In the strictest sense, the math of there being 3,500 calories in a pound of fat still holds true, but in order to sustain that daily level of restricting 500 calories per day below maintenance level requires eating less and less each day to keep up with the drop in metabolism. This is because when you lose weight, "maintenance" keeps shifting downward. But continuing to cut calories more and more isn't a good idea either.
"If you are doing that," Ravussin says, "you are going to reach a level where you won't have all the essential nutrients for health."
And while this can be combated with exercise, it's far from a miracle cure. Claude Bouchard — an internationally renowned obesity researcher also at Pennington — led a series of studies in 1997 that provide interesting mathematical insight into caloric deficits.

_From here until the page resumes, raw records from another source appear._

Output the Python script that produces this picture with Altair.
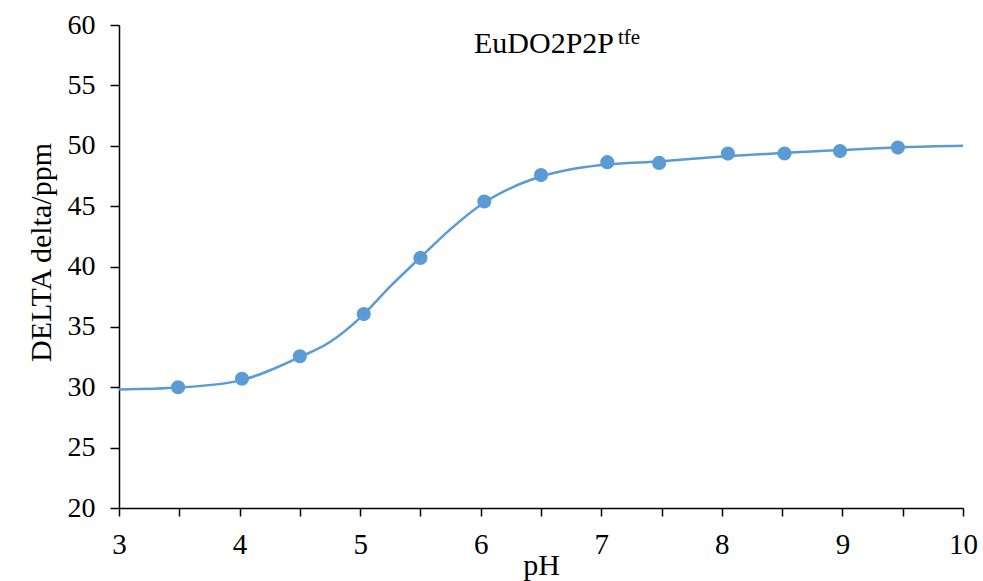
import altair as alt
import pandas as pd

# measured points
ph_points = [3.49, 4.02, 4.50, 5.03, 5.50, 6.03, 6.50, 7.05, 7.48, 8.05, 8.52, 8.98, 9.46]
delta_points = [30.0, 30.7, 32.57, 36.06, 40.71, 45.38, 47.57, 48.64, 48.58, 49.35, 49.36, 49.56, 49.85]

# fitted curve
ph_curve = [3.0, 3.5, 4.0, 4.5, 4.75, 5.0, 5.25, 5.5, 5.75, 6.0, 6.25, 6.5, 6.75, 7.0, 7.5, 8.0, 8.5, 9.0, 9.5, 10.0]
delta_curve = [29.82, 29.98, 30.55, 32.5, 33.75, 35.75, 38.35, 40.75, 43.1, 45.1, 46.5, 47.45, 48.05, 48.4, 48.72, 49.1, 49.4, 49.65, 49.88, 50.0]

x_ticks = [3, 3.5, 4, 4.5, 5, 5.5, 6, 6.5, 7, 7.5, 8, 8.5, 9, 9.5, 10]
y_ticks = [20, 25, 30, 35, 40, 45, 50, 55, 60]

title_main = "EuDO2P2P"
title_sup = "tfe"

BLUE = "#5B9BD5"
FONT = "Liberation Serif"

pts = pd.DataFrame({"pH": ph_points, "delta": delta_points})
crv = pd.DataFrame({"pH": ph_curve, "delta": delta_curve})

xs = alt.Scale(domain=[3, 10], nice=False, zero=False)
ys = alt.Scale(domain=[20, 60], nice=False, zero=False)

x_axis = alt.Axis(
    values=x_ticks, labelExpr="datum.value % 1 == 0 ? format(datum.value, 'd') : ''",
    tickSize=8, labelPadding=14, labelFontSize=29, labelFlush=False,
    title="pH", titleBaseline="alphabetic", titleY=66,
)
y_axis = alt.Axis(
    values=y_ticks, tickSize=9, labelPadding=15, labelFontSize=28, labelFlush=False,
    title="DELTA delta/ppm", titleAngle=270, titleBaseline="alphabetic",
    titleX=-69, titleY=227, titleAlign="center",
)

line = alt.Chart(crv).mark_line(color=BLUE, strokeWidth=2.5, interpolate="monotone").encode(
    x=alt.X("pH:Q", scale=xs, axis=x_axis),
    y=alt.Y("delta:Q", scale=ys, axis=y_axis),
)
points = alt.Chart(pts).mark_point(filled=True, color=BLUE, size=200, opacity=1).encode(
    x=alt.X("pH:Q", scale=xs, axis=x_axis),
    y=alt.Y("delta:Q", scale=ys, axis=y_axis),
)
t1 = alt.Chart(pd.DataFrame({"t": [title_main]})).mark_text(
    font=FONT, fontSize=30, align="left", baseline="alphabetic", color="black"
).encode(text="t:N", x=alt.value(355), y=alt.value(28))
t2 = alt.Chart(pd.DataFrame({"t": [title_sup]})).mark_text(
    font=FONT, fontSize=21, align="left", baseline="alphabetic", color="black"
).encode(text="t:N", x=alt.value(499), y=alt.value(19))

chart = alt.layer(line, points, t1, t2).properties(
    width=844, height=483,
    autosize=alt.AutoSizeParams(type="none"),
    padding={"left": 119, "top": 25, "right": 20, "bottom": 73},
    background="white",
).configure_view(stroke=None).configure_axis(
    grid=False, domainColor="black", domainWidth=1.5, tickColor="black", tickWidth=1.5,
    labelFont=FONT, labelColor="black",
    titleFont=FONT, titleFontSize=30, titleFontWeight="normal", titleColor="black",
)

chart.save("out.html", embed_options={"renderer": "svg", "actions": False})
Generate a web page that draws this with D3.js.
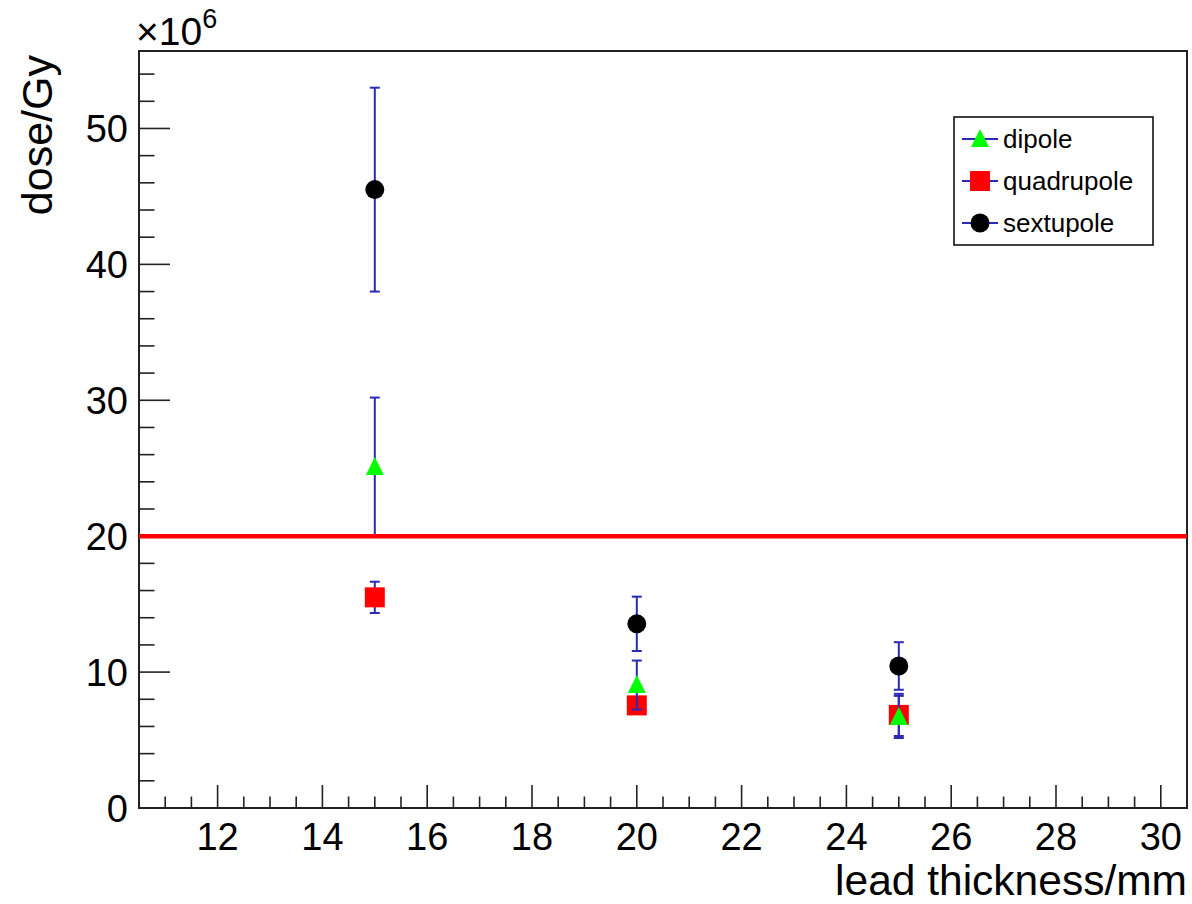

In one study, seven pairs of male identical twins were kept on "no exercise" maintenance level calories. Then the researchers added in 1,000 calories worth of calorie burning via stationary bicycling nine out of every 10 days for a 93-day period (a lot of exercise, for certain). They estimated the participants created a 58,000 calorie deficit during the experiment, but the average weight loss — which was all from fat stores — represented the equivalent of only 46,000 calories.
The reverse happens too, as the team also experimented with 12 pairs of male twins adding 1,000 calories of food over maintenance level for 100 days, but only 60 percent of these extra calories turned into weight gain. This is because metabolism goes up, but so do, uh, trips to the bathroom.
In regard to the role of exercise, Ravussin sent me a study he co-wrote, published in June in the Journal of Clinical Endocrinology and Metabolism, which showed that even when vigorous exercise was included as part of a massive weight-loss regimen for the severely obese in order to preserve fat-free mass, this "did not prevent dramatic slowing of resting metabolism."
"It's much easier for obese people to cut 500 calories worth of food than burn it off from running," he says. Last December, New York Times Well blog editor Tara Parker-Pope lamented the near impossibility of sustainable weight loss for her and the overweight population in general, reporting that the small percentage of people who are successful require constant vigilance regarding caloric intake and exercise. Canadian obesity expert Dr. Yoni Freedhoff responded to Parker-Pope's post on his own blog stating that a better word than "vigilance" was "thoughtfulness."
Freedhoff has an answer for why figures for sustainable weight loss are so low: We're doing it wrong. Many set outrageous weight-loss goals and choose crash diets and downright "all-or-nothing" suffering to get there. He then referenced a study published last year in Obesity showing that when people actually use their brains and, you know, pay some attention to reasonable and healthy food intake and exercise that 42.2 percent kept off almost 18 percent of their starting weight for the full four years of the study.
Once again, tortoise trumps hare.
Sustainable weight loss isn't about continual pain and deprivation, but changing who you are. You can't sustain something you hate long term. You can't view exercise and healthy eating as simply a means to an end. We're surrounded by 24-hour McDonald's restaurants and never have to walk anywhere, and to live lean in such an environment requires a massive mental shift.
If you hate exercise, it's a multiyear process to become someone who loves it instead. If you love fast food, you need to gradually shift your attitudes (and even your work schedule) toward being someone who loves cooking healthy meals. It's the process that creates the outcome. When you eschew quick fixes and become the process so that regular exercise and healthy eating defines you as a person, then weight eventually comes (and stays) off as a happy byproduct.
Earlier I used the words "war," "assault" and "attack" to describe physiology versus psychology, but to be successful it's essential to view fitness as more of a journey than a battle; one that never ends.
James Fell is a certified strength and conditioning specialist.